Monday, March 1, 2021

A Region Not Home: Reflections from Exile

A Region Not Home: Reflections from Exile

James Alan McPherson (2000, Touchstone)

       The essays of James Alan McPherson (1943-2016) that are collected here were written near the end of his distinguished career as a fiction writer, essayist, and teacher. They offer glimpses of his life as a student, a father, and an observer of American culture and history. His range is impressive, not to say intimidating: he's also capable of reckoning with what ancient Rome, Shakespeare, and modern Japan might have to say to us.

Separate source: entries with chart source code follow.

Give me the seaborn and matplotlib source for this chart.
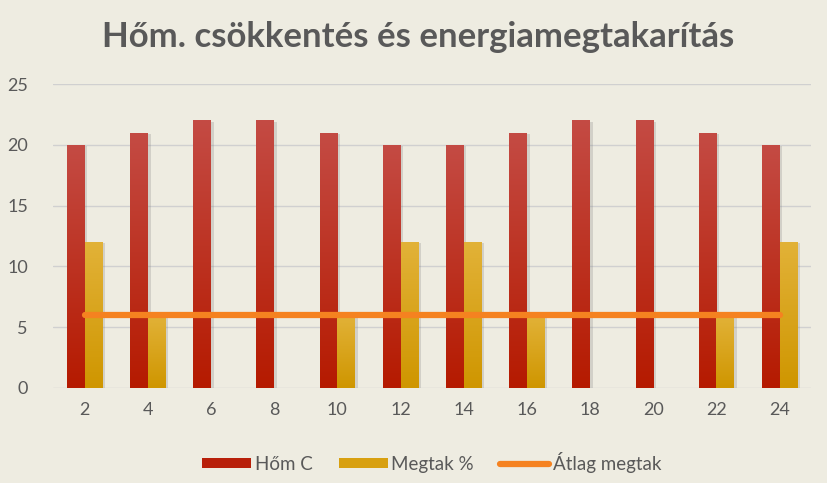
import numpy as np
import pandas as pd
import matplotlib
matplotlib.use("Agg")
import matplotlib.pyplot as plt
import matplotlib.patheffects as pe
from matplotlib.colors import LinearSegmentedColormap
from matplotlib.lines import Line2D
from matplotlib.patches import Patch
import seaborn as sns

# adatok
kategoriak = [2, 4, 6, 8, 10, 12, 14, 16, 18, 20, 22, 24]
hom_c = [20, 21, 22, 22, 21, 20, 20, 21, 22, 22, 21, 20]
megtak = [12, 6, 0, 0, 6, 12, 12, 6, 0, 0, 6, 12]
atlag = [6] * 12

bg = "#EEECE1"
szoveg = "#595959"

sns.set_theme(style="white")
plt.rcParams["font.family"] = ["Lato", "DejaVu Sans"]

df = pd.DataFrame({
    "kat": [str(k) for k in kategoriak] * 2,
    "ertek": hom_c + megtak,
    "sorozat": ["Hőm C"] * 12 + ["Megtak %"] * 12,
})

fig = plt.figure(figsize=(8.27, 4.83), dpi=100, facecolor=bg)
ax = fig.add_axes([0.064, 0.197, 0.917, 0.629], facecolor=bg)

sns.barplot(data=df, x="kat", y="ertek", hue="sorozat",
            palette=["#B8200A", "#D8A010"], width=0.56, gap=0,
            legend=False, ax=ax, saturation=1)

# színátmenet a rudakon
cmaps = {
    0: LinearSegmentedColormap.from_list("r", ["#B51A00", "#C44B44"]),
    1: LinearSegmentedColormap.from_list("g", ["#CF9600", "#E2B238"]),
}
grad = np.linspace(0, 1, 256).reshape(-1, 1)
for i, cont in enumerate(ax.containers):
    for bar in cont:
        h = bar.get_height()
        if h <= 0:
            bar.set_visible(False)
            continue
        x0, w = bar.get_x(), bar.get_width()
        bar.set_path_effects([pe.SimplePatchShadow(offset=(2, -1), alpha=0.25, shadow_rgbFace="#7f7f7f")])
        im = ax.imshow(grad, extent=[x0, x0 + w, 0, h], origin="lower",
                       cmap=cmaps[i], aspect="auto", zorder=bar.get_zorder() + 0.1)
        im.set_clip_path(bar)

sns.lineplot(x=np.arange(len(kategoriak)), y=atlag, color="#F58220",
             linewidth=4.5, ax=ax, zorder=5, solid_capstyle="round")

ax.set_xlim(-0.5, len(kategoriak) - 0.5)
ax.set_ylim(0, 25)
ax.set_yticks(range(0, 26, 5))
ax.yaxis.grid(True, color="#D0D0D0", linewidth=1)
ax.set_axisbelow(True)
for s in ax.spines.values():
    s.set_visible(False)
ax.tick_params(axis="both", length=0, labelsize=13, colors=szoveg)
ax.tick_params(axis="y", pad=18)
ax.tick_params(axis="x", pad=10)
ax.set_xlabel("")
ax.set_ylabel("")

fig.text(0.505, 0.924, "Hőm. csökkentés és energiamegtakarítás", ha="center", va="center",
         fontsize=25, fontweight="bold", color=szoveg)

handles = [
    Patch(facecolor="#B8200A", edgecolor="none"),
    Patch(facecolor="#D8A010", edgecolor="none"),
    Line2D([0], [0], color="#F58220", linewidth=4.5, solid_capstyle="round"),
]
fig.legend(handles, ["Hőm C", "Megtak %", "Átlag megtak"], loc="center",
           bbox_to_anchor=(0.522, 0.043), ncol=3, frameon=False, fontsize=13.5,
           labelcolor=szoveg, handlelength=2.6, handleheight=0.5, handletextpad=0.2,
           columnspacing=1.4)

fig.savefig("out.png", dpi=100, facecolor=bg)
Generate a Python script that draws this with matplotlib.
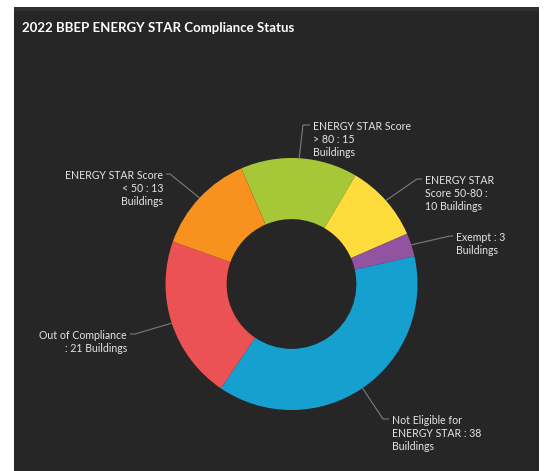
import numpy as np
import matplotlib
matplotlib.use("Agg")
import matplotlib.pyplot as plt
from matplotlib.patches import Rectangle

W, H = 544, 471

# data (clockwise from the green slice)
categories = [
    "ENERGY STAR Score\n> 80 : 15\nBuildings",
    "ENERGY STAR\nScore 50-80 :\n10 Buildings",
    "Exempt : 3\nBuildings",
    "Not Eligible for\nENERGY STAR : 38\nBuildings",
    "Out of Compliance\n: 21 Buildings",
    "ENERGY STAR Score\n< 50 : 13\nBuildings",
]
buildings = [15, 10, 3, 38, 21, 13]
colors = ["#a6c737", "#fddc3b", "#9254a0", "#16a0cf", "#ec5253", "#f7921f"]

# label layout: elbow point, text anchor (pixel coords, y down), alignment
label_layout = [
    ((303, 125), (313, 126), "left"),
    ((417, 179), (425, 180), "left"),
    ((450, 236), (456, 237), "left"),
    ((383, 419), (392, 420), "left"),
    ((135, 334), (127, 335), "right"),
    ((170, 174), (163, 175), "right"),
]

BG = "#262626"
cx, cy, R = 291.5, 284, 126

plt.rcParams["font.family"] = ["Lato", "DejaVu Sans"]

fig = plt.figure(figsize=(W / 100, H / 100), dpi=100)
fig.patch.set_facecolor("white")
fig.patches.append(Rectangle((14 / W, 0), (539 - 14) / W, (H - 7) / H,
                             transform=fig.transFigure, facecolor=BG,
                             edgecolor="none", zorder=-2))
fig.patches.append(Rectangle((14 / W, (H - 11) / H), (539 - 14) / W, 4 / H,
                             transform=fig.transFigure, facecolor="#303030",
                             edgecolor="none", zorder=-1))

ax = fig.add_axes([0, 0, 1, 1])
ax.set_facecolor("none")
ax.set_zorder(2)

wedges, _ = ax.pie(buildings, colors=colors, startangle=113.5, counterclock=False,
                   center=(cx, H - cy), radius=R,
                   wedgeprops=dict(width=R * 0.485, edgecolor="none"))

ax.set_xlim(0, W)
ax.set_ylim(0, H)
ax.set_aspect("equal")
ax.axis("off")

# leader lines start at the middle of each slice's outer edge
for w, text, (elbow, anchor, ha) in zip(wedges, categories, label_layout):
    ang = np.deg2rad((w.theta1 + w.theta2) / 2)
    px, py = cx + R * np.cos(ang), (H - cy) + R * np.sin(ang)
    ex, ey = elbow[0], H - elbow[1]
    tx = anchor[0] - 3 if ha == "left" else anchor[0] + 3
    ax.plot([px, ex, tx], [py, ey, ey], color="#7c7c7c", lw=0.8,
            solid_capstyle="butt")
    ax.text(anchor[0], H - anchor[1] + 5, text, ha=ha, va="top",
            fontsize=7.6, color="#e6e6e6", linespacing=1.2)

fig.text(22 / W, 1 - 28 / H, "2022 BBEP ENERGY STAR Compliance Status",
         ha="left", va="center", fontsize=9.5, fontweight="bold", color="white",
         zorder=3)

fig.savefig("out.png", dpi=100, facecolor=fig.get_facecolor())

      The exile of the subtitle refers to the fact that, beginning in 1981, he made his home in Iowa City, where he taught at the Iowa Writers' Workshop; that's a long way from his childhood: "I lived in a lower-class black community in Savannah, Georgia, attended segregated public schools, and knew no white people socially. I can't remember thinking of this last fact as a disadvantage, but I do know that early on I was being conditioned to believe that I was not supposed to know any white people on social terms." As fate would have it, he became a reader, and then a student at Morris Brown College in Atlanta. At Harvard Law School, he studied fiction writing on the side, and followed up with an MFA from the Iowa workshop, having already been published by the Atlantic Monthly.

      Iowa may be one of the whitest places there is; what McPherson liked about it was that it was self-consciously a place with customs and rituals, a sense of the Done Thing. He went so far as to pose as a sports fan, in concert with the prevailing ethos. "...I was sure to find all the butchers watching a game on television. They had already assumed that I was an athlete because all the black males they noticed were athletes. I did not disappoint them." But of course, there's much more going on with him than that. It's just that you can't get close enough to people to figure out their real stories without making some gesture of community.

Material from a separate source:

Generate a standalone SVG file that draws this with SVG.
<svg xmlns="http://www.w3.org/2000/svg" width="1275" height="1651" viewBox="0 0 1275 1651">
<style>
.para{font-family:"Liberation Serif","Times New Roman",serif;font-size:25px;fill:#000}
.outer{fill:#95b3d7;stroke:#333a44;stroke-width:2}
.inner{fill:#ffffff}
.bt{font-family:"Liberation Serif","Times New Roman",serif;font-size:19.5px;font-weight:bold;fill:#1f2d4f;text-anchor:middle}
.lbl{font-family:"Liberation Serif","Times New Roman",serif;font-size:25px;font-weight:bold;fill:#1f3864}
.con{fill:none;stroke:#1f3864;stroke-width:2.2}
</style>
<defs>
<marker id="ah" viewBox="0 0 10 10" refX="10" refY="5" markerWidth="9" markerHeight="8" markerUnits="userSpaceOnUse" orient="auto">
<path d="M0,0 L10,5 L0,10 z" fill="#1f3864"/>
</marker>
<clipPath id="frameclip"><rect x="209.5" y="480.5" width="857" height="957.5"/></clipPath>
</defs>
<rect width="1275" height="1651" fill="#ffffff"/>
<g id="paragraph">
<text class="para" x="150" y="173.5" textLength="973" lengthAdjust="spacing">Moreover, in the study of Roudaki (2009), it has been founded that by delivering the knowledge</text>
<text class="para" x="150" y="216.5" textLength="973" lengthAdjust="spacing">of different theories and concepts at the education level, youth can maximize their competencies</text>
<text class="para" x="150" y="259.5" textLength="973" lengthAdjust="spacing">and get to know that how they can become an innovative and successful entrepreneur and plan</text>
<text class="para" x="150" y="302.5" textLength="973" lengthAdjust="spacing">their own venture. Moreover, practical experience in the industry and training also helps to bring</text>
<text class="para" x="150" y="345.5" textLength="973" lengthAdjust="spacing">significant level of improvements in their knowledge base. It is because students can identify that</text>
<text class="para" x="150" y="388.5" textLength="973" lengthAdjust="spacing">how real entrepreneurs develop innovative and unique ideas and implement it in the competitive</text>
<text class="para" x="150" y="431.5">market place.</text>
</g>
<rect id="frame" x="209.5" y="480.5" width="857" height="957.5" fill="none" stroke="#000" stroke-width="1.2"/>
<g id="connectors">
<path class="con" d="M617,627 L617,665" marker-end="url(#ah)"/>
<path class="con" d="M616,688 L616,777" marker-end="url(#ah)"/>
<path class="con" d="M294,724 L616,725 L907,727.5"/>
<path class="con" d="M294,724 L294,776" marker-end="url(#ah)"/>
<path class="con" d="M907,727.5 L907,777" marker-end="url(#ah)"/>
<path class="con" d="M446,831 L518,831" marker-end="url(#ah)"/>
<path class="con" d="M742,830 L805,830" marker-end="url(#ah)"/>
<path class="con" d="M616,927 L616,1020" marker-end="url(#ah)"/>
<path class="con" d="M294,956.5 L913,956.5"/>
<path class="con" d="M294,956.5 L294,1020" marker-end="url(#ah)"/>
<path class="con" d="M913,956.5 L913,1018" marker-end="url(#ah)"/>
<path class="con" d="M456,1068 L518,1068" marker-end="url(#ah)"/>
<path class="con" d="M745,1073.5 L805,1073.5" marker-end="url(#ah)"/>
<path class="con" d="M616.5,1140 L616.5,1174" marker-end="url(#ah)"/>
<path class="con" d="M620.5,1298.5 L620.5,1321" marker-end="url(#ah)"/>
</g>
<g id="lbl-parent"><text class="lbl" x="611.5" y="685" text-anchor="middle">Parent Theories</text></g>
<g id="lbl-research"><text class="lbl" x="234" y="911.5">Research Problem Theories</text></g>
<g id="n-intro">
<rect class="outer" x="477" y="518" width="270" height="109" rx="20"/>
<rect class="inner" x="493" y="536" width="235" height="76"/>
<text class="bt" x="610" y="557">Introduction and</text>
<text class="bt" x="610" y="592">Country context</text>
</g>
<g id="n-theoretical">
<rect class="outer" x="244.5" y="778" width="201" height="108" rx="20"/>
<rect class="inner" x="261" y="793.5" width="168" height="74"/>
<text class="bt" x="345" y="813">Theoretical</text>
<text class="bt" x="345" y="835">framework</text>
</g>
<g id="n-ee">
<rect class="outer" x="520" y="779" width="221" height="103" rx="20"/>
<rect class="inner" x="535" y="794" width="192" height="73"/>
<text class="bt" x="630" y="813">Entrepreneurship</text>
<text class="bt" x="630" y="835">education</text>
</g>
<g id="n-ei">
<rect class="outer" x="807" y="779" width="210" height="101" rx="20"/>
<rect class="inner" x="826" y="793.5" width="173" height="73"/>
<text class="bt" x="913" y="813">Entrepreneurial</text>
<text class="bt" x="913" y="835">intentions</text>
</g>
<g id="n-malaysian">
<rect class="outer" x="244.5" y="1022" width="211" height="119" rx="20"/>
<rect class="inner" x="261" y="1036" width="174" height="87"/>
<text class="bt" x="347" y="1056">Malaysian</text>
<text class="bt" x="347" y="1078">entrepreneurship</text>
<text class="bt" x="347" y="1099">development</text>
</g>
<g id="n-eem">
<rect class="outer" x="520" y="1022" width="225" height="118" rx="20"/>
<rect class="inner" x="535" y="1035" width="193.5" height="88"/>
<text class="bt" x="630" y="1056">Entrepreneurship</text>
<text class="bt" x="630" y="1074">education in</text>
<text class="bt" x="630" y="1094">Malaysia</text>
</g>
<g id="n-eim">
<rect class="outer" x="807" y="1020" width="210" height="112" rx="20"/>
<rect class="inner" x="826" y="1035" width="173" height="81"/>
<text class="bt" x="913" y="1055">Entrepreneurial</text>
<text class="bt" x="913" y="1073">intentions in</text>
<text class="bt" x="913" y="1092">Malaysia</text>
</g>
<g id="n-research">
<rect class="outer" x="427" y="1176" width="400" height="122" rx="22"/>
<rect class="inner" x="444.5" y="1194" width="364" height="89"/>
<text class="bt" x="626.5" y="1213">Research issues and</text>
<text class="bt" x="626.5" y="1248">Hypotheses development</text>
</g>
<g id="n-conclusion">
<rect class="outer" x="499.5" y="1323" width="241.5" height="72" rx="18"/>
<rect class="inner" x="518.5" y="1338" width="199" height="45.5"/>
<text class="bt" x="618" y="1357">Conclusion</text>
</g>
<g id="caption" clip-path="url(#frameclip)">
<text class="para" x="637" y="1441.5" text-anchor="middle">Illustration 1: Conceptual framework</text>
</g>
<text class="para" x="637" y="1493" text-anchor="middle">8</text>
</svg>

       McPherson's own community included Ralph Ellison, whom he appreciates here both as a hero and as a friend, in an essay responding to the publication of Ellison's Juneteenth. Ellison, McPherson says, brought to the modernist project a blues sensibility, capable of mingling the inescapable strife of daily life with a streak of humor, and of personal style. After all, among the ancient Greeks, "life was tragic, full of agon. But to them it was also comic. And the two dramatic categories were linked."

       They're linked in Huckleberry Finn, certainly. In an essay occasioned by the restoration of some passages of the book that had been cut, McPherson observes that Mark Twain "was writing about the possibility of friendships across racial lines, at a time when such emotional connections were considered radical. He was writing about the struggles of the human heart confined to the structure of white supremacy...yet Twain, like Stephen Crane after him, still wrestled with the possibilities of heroic action within the confines of a corrupt uncaring culture."

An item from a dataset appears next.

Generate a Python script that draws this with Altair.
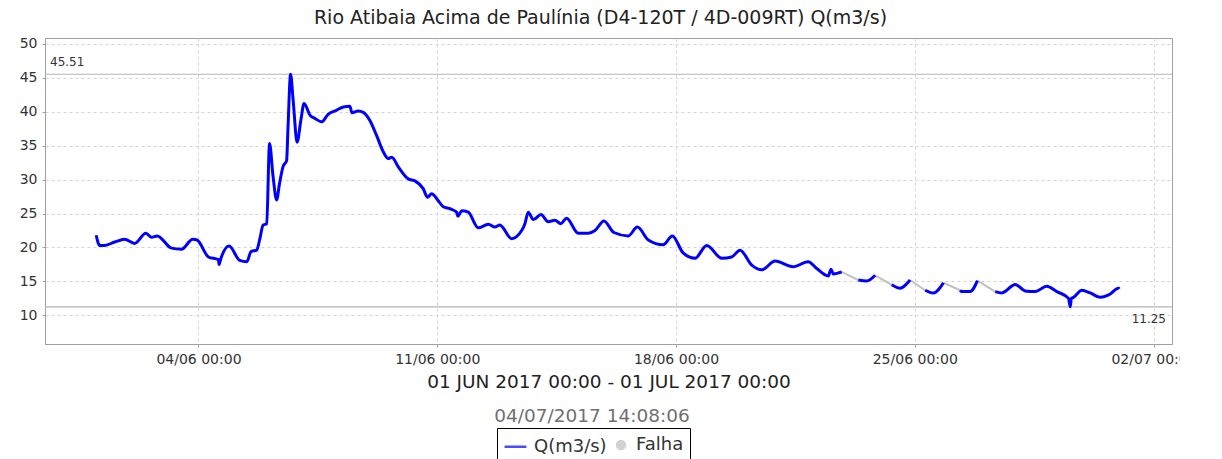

       Such matters are in McPherson's purview as well, particularly when he reads Othello in the shadow of the murders of Nicole Brown Simpson and Ronald Goldman, which were recent history at the time. The outlines of our life today were clear to him already: "Prosperity has been polarized, with great wealth concentrated in fewer and fewer hands. The institution of the nation-state is rapidly being replaced by global corporate ties under invisible managements. The middle class is frightened. The poor no longer exist as human beings. Europe is becoming one federated nation, while the demographics of the United States are changing relentlessly. Information is everywhere, but there is less and less of it with any substance."

      That's the world we still live in, and we can't say nobody saw it coming.